A decades’ worth of data from the Nurses’ Health Study II was included in the analysis, which looked into risk factors for serious diseases in women and included data from more than 100,000 nurses across the United States.
Participants were asked about their sexual orientation in 1995 as part of that study. To determine participants’ lifespans and how that was linked to sexual orientation in the 2024 paper, researchers examined 30 years of death records.
“One of the advantages of this study is that we were able to separate out bisexual and lesbian participants, because we had enough people and we followed them for long enough that we can actually look at those risks separately, which no other US study has been able to do,” Sarah McKetta, a postdoctoral research fellow at Harvard and lead author of the JAMA study, told NBC News.
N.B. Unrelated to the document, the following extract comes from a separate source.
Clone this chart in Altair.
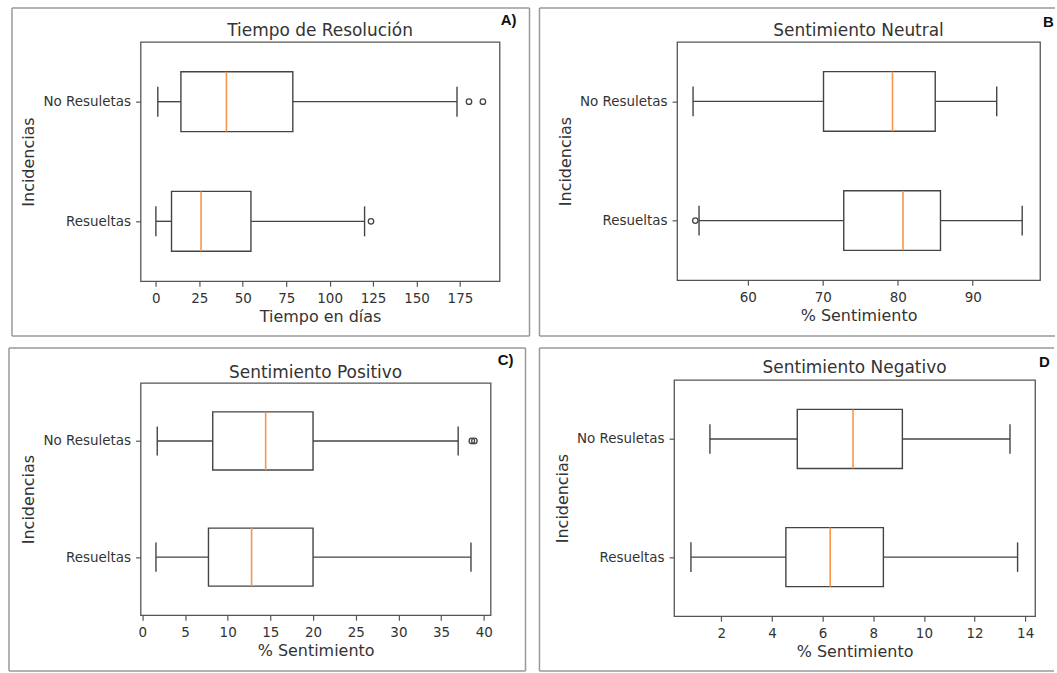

The study used information gathered on the women 20 years prior, which revealed two times the prevalence of alcohol and tobacco use, as well as higher risks for breast cancer, cardiovascular disease and depression, among lesbian and bisexual participants.
McKetta added that this “this isn’t something that just happened” and attributes it to “chronic processes”.
She references further analysis they conducted involving only the participants who had never smoked, which showed the same disparities.
Why do lesbian and bisexual women have higher mortality rates?
She found this was especially the case for bisexual women, who experience higher rates of substance abuse and sexual victimisation. They also have poorer physical and mental health than their lesbian and heterosexual counterparts.
McKetta said: “We’ve known for a really long time that there are systemic and highly reproducible health disparities for LGB people, particularly LGB women, across many outcomes.
“We’ve seen disparities in tobacco use and alcohol use, in mental health, in chronic disease. Basically, pretty much any outcome that we’ve looked at across multiple surveys, we see that lesbian, gay and bisexual women are at higher risk.
“And we also know it’s due to levels of discrimination, ranging from structural to individual.
“The thing is, we actually don’t really know to what extent these disparities manifest in premature mortality differences, because there’s some real data limitations.
“This was an opportunity for us to actually quantify the magnitude of that disparity,” she added.